- GIVEN EXERCISE -
Transcribe every line from the top down to the line with "import pandas as pd", both ends included, but not the pictures.

┄┄┄┄┄┄

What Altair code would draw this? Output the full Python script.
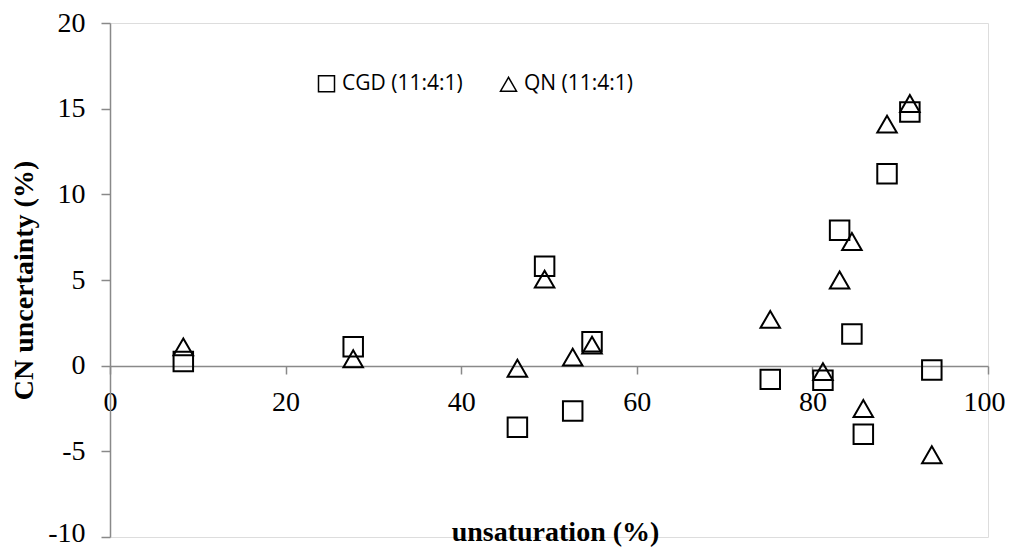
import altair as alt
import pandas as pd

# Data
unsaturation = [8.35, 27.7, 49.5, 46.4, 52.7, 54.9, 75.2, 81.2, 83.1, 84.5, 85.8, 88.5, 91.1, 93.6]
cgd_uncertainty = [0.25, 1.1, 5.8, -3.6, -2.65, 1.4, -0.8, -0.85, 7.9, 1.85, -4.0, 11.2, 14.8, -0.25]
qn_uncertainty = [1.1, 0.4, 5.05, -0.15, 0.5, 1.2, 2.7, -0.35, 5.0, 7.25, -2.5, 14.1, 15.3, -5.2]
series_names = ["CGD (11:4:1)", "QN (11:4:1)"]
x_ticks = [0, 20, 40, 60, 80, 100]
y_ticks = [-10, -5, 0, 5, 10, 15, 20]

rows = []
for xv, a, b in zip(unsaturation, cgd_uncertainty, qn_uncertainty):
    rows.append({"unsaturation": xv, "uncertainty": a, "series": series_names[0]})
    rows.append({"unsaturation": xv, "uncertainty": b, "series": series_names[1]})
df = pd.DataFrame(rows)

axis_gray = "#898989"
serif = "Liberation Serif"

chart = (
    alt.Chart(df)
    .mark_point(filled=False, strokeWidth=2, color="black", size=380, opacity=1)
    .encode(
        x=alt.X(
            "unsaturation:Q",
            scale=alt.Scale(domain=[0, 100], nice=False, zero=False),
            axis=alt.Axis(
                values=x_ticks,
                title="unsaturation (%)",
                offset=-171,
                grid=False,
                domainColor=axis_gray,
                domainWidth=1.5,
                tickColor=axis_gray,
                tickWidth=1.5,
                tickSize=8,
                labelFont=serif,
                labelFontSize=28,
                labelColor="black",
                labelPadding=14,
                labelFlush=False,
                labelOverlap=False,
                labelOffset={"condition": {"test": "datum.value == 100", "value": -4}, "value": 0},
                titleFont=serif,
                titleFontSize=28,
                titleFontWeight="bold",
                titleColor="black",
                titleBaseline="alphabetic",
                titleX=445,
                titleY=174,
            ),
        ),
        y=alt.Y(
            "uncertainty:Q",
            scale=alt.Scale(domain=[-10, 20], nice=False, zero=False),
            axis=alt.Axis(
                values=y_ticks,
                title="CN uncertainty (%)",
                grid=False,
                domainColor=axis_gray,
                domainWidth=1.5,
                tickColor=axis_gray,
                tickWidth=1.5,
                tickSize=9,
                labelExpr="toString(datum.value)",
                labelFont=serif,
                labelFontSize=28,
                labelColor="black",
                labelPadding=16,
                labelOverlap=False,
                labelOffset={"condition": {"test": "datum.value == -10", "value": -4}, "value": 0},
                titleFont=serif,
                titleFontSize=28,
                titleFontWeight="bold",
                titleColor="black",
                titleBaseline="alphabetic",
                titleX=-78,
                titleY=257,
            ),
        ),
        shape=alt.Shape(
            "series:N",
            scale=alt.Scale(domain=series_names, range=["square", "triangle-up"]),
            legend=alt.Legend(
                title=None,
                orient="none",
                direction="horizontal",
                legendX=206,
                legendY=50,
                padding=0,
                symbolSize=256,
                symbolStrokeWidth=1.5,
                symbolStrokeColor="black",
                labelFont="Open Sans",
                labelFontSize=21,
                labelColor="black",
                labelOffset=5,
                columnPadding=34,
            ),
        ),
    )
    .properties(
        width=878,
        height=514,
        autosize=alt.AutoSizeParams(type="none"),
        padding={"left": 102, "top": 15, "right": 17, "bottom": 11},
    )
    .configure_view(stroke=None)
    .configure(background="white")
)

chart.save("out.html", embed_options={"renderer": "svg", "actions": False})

┄┄┄┄┄┄

- REPLY -
What Altair code would draw this? Output the full Python script.
import altair as alt
import pandas as pd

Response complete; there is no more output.